Hoyeon Art Association’s 9th Biennial Group Exhibition
The upcoming exhibition of paintings by 15 immigrant Korean member artists of the Hoyeon Art Association of New York (HAANY) takes on new meaning following the death of association founder Joo Sang Kim Lee (professionally known as “Hoyeon”) in December 2015. Hoyeon established the association in 1994 when she began teaching the traditional art of brush-and-ink painting to immigrant Koreans, helping them to reinforce their cultural identity and find succor through art in their adopted home of Queens. In what will be the association’s ninth biennial group exhibition, members’ paintings in a variety of themes and styles—from monochrome calligraphy to colorful representations of flowers, fauna, figures, and landscape—will be on display, with the second floor of the museum’s gallery dedicated to 30 works by Hoyeon.
A portrait of Hoyeon will be displayed near her works with a guest book so that visitors can share their memories of her and express their condolences. At the February 6 opening reception, Hoyeon’s life will be memorialized in speakers’ presentations and by members of her family.
Since 1994 HAANY has been recognized as an important association of New York-based Korean artists, many of whom have won awards in national Korean art shows. HAANY’s mission is to introduce Korean art to Americans through teaching, exhibitions, and events designed to foster intercultural appreciation and exchange.
The Godwin-Ternbach Museum at Queens College extends sincere thanks to the Research Center for Korean Community, Pyong Gap Min, Director, and staff member Dong Wan Joo; Linda Lee, coordinator for Hoyeon; and the museum’s funders, the NYC Department of Cultural Affairs, Milton and Sally Avery Arts Foundation, and the Friends of the Godwin-Ternbach Museum.
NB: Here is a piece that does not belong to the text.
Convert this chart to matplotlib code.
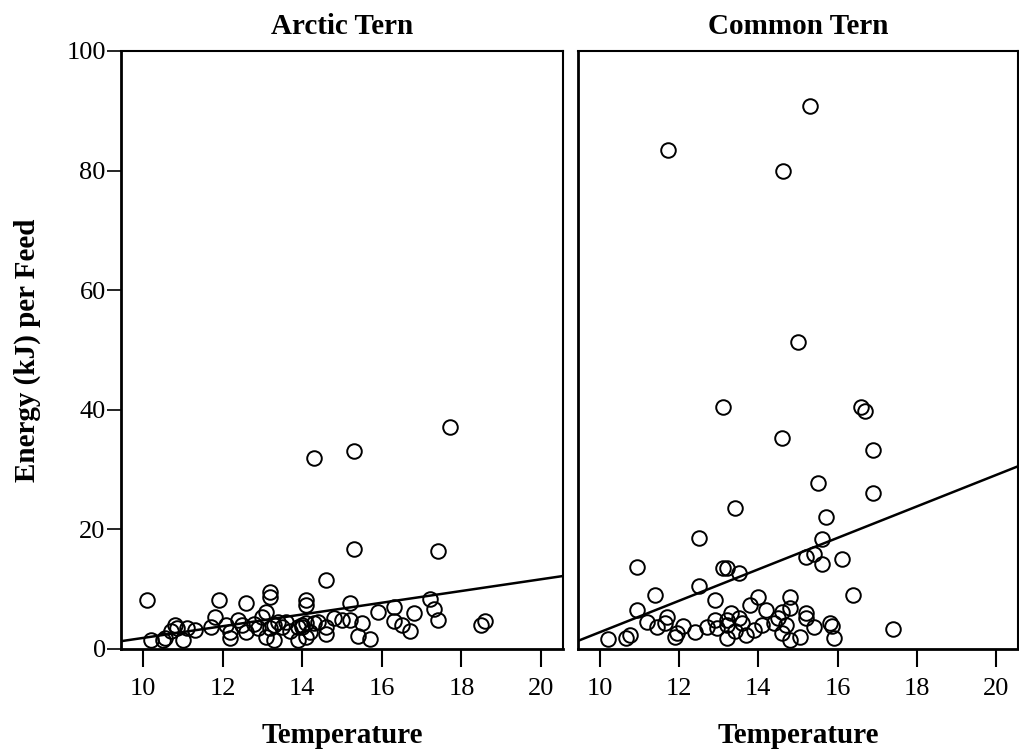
import matplotlib
matplotlib.use("Agg")
import matplotlib.pyplot as plt
import numpy as np

plt.rcParams['font.family'] = ['Liberation Serif', 'DejaVu Serif']

panels = ["Arctic Tern", "Common Tern"]

# Arctic Tern: temperature, energy per feed
arctic_x = [10.1, 14.3, 15.3, 17.7, 15.3, 17.4, 14.6, 11.9, 12.6, 13.2, 13.2, 14.1, 14.1,
            15.2, 15.9, 16.3, 16.8, 16.3, 16.5, 16.7, 17.2, 17.3, 17.4, 18.5, 18.6, 15.4,
            15.7, 15.5, 15.2, 15.0, 14.8, 14.6, 14.6, 14.3, 14.0, 14.1, 14.4, 11.8, 10.8,
            10.85, 10.2, 10.5, 10.55, 11.0, 11.3, 11.1, 11.7, 12.2, 12.2, 12.1, 12.6, 12.5,
            12.9, 13.0, 13.1, 13.1, 13.3, 13.5, 13.6, 13.9, 13.9, 14.1, 14.2, 12.4, 13.4,
            13.2, 10.7, 13.7, 14.0, 13.3, 12.8]
arctic_y = [8.2, 31.9, 33.1, 37.1, 16.7, 16.4, 11.5, 8.2, 7.7, 9.5, 8.7, 8.2, 7.4,
            7.7, 6.2, 7.0, 6.0, 4.7, 4.0, 3.0, 8.4, 6.7, 4.8, 4.0, 4.7, 2.2,
            1.7, 4.3, 4.8, 4.8, 5.2, 2.5, 3.7, 4.3, 3.7, 2.0, 4.5, 5.4, 4.0,
            3.5, 1.5, 1.5, 1.8, 1.5, 3.2, 3.5, 3.7, 1.8, 2.8, 4.0, 2.8, 4.0,
            3.5, 5.4, 6.2, 2.0, 1.5, 3.7, 4.5, 1.5, 3.7, 4.3, 2.8, 4.8, 4.5,
            3.5, 3.0, 3.0, 4.0, 4.0, 4.2]

# Common Tern
common_x = [15.3, 11.73, 14.62, 15.0, 13.1, 16.6, 16.7, 14.6, 16.9, 15.5, 16.9, 13.4, 15.7,
            12.5, 15.6, 16.1, 15.4, 15.2, 15.6, 10.95, 13.1, 13.2, 13.5, 11.4, 12.5, 12.9,
            10.95, 10.2, 10.65, 10.75, 11.2, 11.45, 11.7, 11.65, 11.9, 11.95, 12.1, 12.4,
            12.7, 12.9, 12.95, 13.2, 13.2, 16.4, 14.0, 14.8, 14.8, 14.2, 13.8, 15.2, 15.2,
            14.6, 15.8, 15.4, 15.9, 15.05, 14.8, 14.6, 14.4, 14.1, 13.9, 13.6, 13.5, 13.3,
            13.2, 14.7, 14.5, 17.4, 15.85, 13.4, 13.7]
common_y = [90.8, 83.4, 79.9, 51.3, 40.5, 40.5, 39.8, 35.3, 33.3, 27.8, 26.1, 23.6, 22.1,
            18.6, 18.4, 15.0, 15.8, 15.4, 14.2, 13.7, 13.5, 13.5, 12.7, 9.0, 10.5, 8.2,
            6.5, 1.7, 1.8, 2.3, 4.5, 3.7, 5.4, 4.3, 2.0, 2.7, 3.8, 2.8,
            3.7, 4.8, 3.5, 4.8, 1.8, 9.0, 8.7, 8.7, 6.9, 6.5, 7.4, 6.0, 5.2,
            6.2, 4.3, 3.7, 1.8, 2.0, 1.5, 2.7, 4.3, 4.0, 3.2, 4.3, 5.2, 6.0,
            4.0, 4.0, 5.2, 3.3, 3.8, 3.0, 2.4]

# fit lines (intercept, slope)
arctic_fit = (-7.98, 0.982)
common_fit = (-23.5, 2.63)

xticks = [10, 12, 14, 16, 18, 20]
yticks = [0, 20, 40, 60, 80, 100]
xlim = (9.45, 20.55)

fig = plt.figure(figsize=(10.19, 7.54), dpi=100)
ax1 = fig.add_axes([0.1187, 0.1393, 0.4338, 0.7931])
ax2 = fig.add_axes([0.5672, 0.1393, 0.4318, 0.7931])

data = [(ax1, arctic_x, arctic_y, arctic_fit), (ax2, common_x, common_y, common_fit)]
for (ax, xs, ys, fit), name in zip(data, panels):
    ax.plot(xs, ys, 'o', mfc='none', mec='black', mew=1.4, ms=10.5, clip_on=False)
    lx = np.array(xlim)
    ax.plot(lx, fit[0] + fit[1] * lx, color='black', lw=1.8)
    ax.set_xlim(*xlim)
    ax.set_ylim(0, 100)
    ax.set_xticks(xticks)
    ax.set_yticks(yticks)
    ax.tick_params(axis='x', direction='out', length=13, width=1.5, pad=8, labelsize=19)
    ax.tick_params(axis='y', direction='out', length=10, width=1.2, pad=1, labelsize=19)
    for s in ax.spines.values():
        s.set_linewidth(1.5)
    ax.spines['bottom'].set_linewidth(2)
    ax.spines['left'].set_linewidth(2)
    ax.set_title(name, fontsize=21, fontweight='bold', pad=12)
    ax.set_xlabel("Temperature", fontsize=21, fontweight='bold', labelpad=16)

ax2.tick_params(axis='y', left=False, labelleft=False)
ax1.set_ylabel("Energy (kJ) per Feed", fontsize=21, fontweight='bold', labelpad=18)

fig.savefig("out.png", dpi=100)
ABOUT THE GODWIN-TERNBACH MUSEUM
The Godwin-Ternbach Museum, a part of Queens College’s Kupferberg Center for the Visual and Performing Arts, presents contemporary and historical exhibitions and programs that provide
exciting educational opportunities and aesthetic experiences to residents of the borough of
Queens and neighboring Manhattan and Long Island. As the only collection of art and artifacts in the borough housing over 6,000 objects that date from ancient to modern times, the museum introduces many individuals to works they might not otherwise encounter, often for the first time. Lectures, symposia, gallery talks, workshops, films, concerts, and tours as well as digital displays, catalogues, and an active website complement and interpret the art on view, to serve the needs and interests of local communities. All exhibitions and programs are free.